■ **Set problem**
Filter the records below down to lines containing "this".
Start Source material
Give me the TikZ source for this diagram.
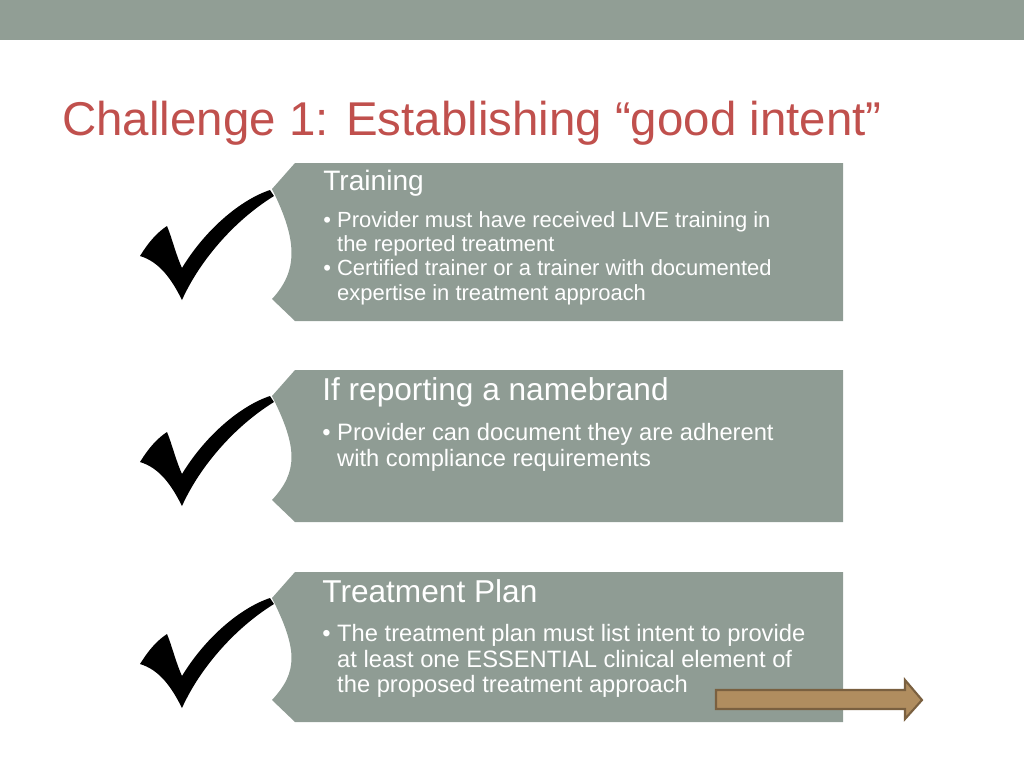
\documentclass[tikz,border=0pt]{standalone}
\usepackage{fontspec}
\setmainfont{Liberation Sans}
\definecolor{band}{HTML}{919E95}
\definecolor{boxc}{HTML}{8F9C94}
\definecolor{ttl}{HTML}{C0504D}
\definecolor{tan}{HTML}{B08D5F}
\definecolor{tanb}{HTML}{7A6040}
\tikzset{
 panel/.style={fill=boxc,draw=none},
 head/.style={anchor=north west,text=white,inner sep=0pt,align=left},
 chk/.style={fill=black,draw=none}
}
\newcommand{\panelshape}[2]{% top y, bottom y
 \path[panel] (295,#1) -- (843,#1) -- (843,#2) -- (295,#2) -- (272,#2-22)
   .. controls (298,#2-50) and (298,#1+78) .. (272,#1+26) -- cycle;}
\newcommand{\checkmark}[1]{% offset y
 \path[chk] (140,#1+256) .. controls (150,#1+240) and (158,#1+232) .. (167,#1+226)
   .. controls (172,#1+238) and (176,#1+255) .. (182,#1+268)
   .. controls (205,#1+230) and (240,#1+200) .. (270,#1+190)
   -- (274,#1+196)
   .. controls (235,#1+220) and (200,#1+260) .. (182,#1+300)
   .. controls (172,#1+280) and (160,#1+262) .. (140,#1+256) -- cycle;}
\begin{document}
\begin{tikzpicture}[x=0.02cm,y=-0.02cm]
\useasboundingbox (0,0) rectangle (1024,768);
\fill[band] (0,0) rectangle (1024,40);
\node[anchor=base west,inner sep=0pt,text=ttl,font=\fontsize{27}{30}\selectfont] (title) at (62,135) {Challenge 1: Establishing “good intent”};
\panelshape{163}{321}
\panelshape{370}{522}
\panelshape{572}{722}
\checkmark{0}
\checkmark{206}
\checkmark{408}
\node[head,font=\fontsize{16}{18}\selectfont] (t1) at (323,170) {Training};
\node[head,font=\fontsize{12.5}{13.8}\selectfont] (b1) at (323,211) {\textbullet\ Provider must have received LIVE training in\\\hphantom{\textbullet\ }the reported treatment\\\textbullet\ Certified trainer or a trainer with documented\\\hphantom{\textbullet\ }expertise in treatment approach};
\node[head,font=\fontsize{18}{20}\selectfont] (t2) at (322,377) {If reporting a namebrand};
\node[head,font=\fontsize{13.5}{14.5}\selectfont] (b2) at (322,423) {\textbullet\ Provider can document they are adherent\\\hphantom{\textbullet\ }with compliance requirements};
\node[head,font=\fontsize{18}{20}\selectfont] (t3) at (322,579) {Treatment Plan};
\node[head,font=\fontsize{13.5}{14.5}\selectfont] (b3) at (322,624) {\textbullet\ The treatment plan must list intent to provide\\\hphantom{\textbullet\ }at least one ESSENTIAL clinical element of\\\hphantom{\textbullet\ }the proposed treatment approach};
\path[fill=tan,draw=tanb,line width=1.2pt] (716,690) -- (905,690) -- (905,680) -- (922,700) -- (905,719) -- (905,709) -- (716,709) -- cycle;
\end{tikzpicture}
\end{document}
End Source material
Start Source material
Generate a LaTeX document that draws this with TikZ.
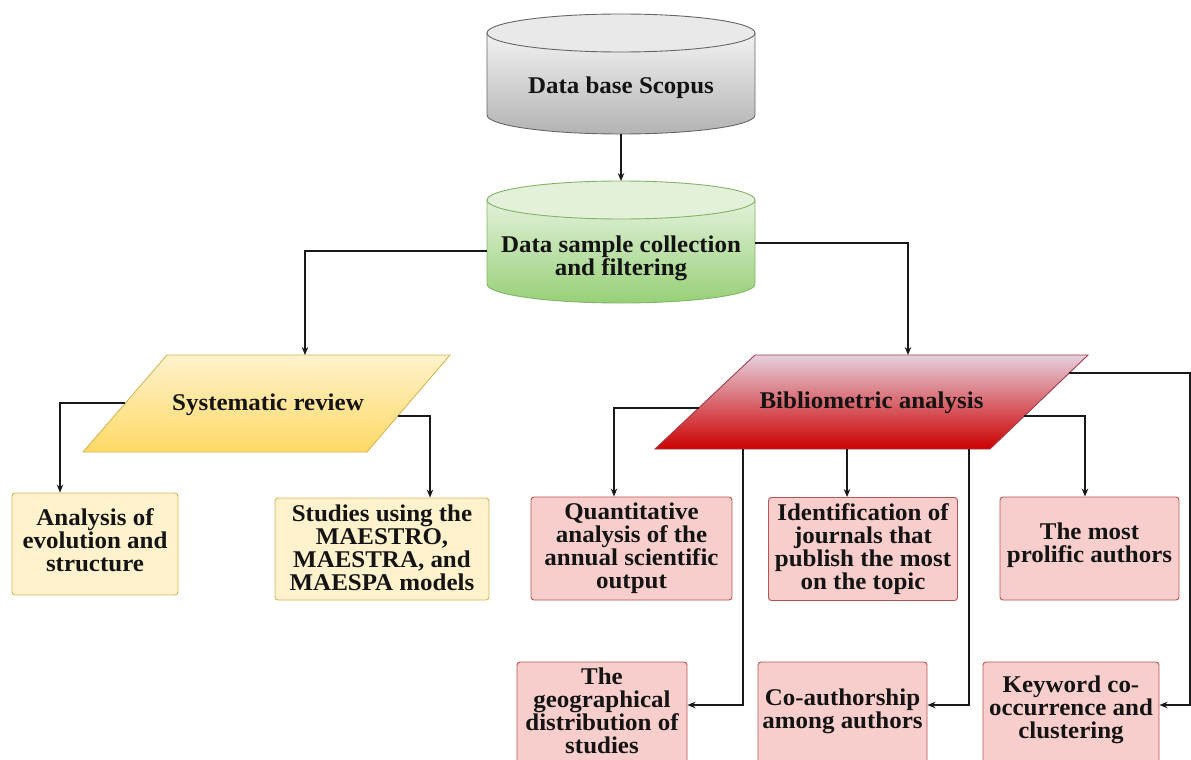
End Source material
■ **Response to the task**
Give me the TikZ source for this diagram.
Generate a LaTeX document that draws this with TikZ.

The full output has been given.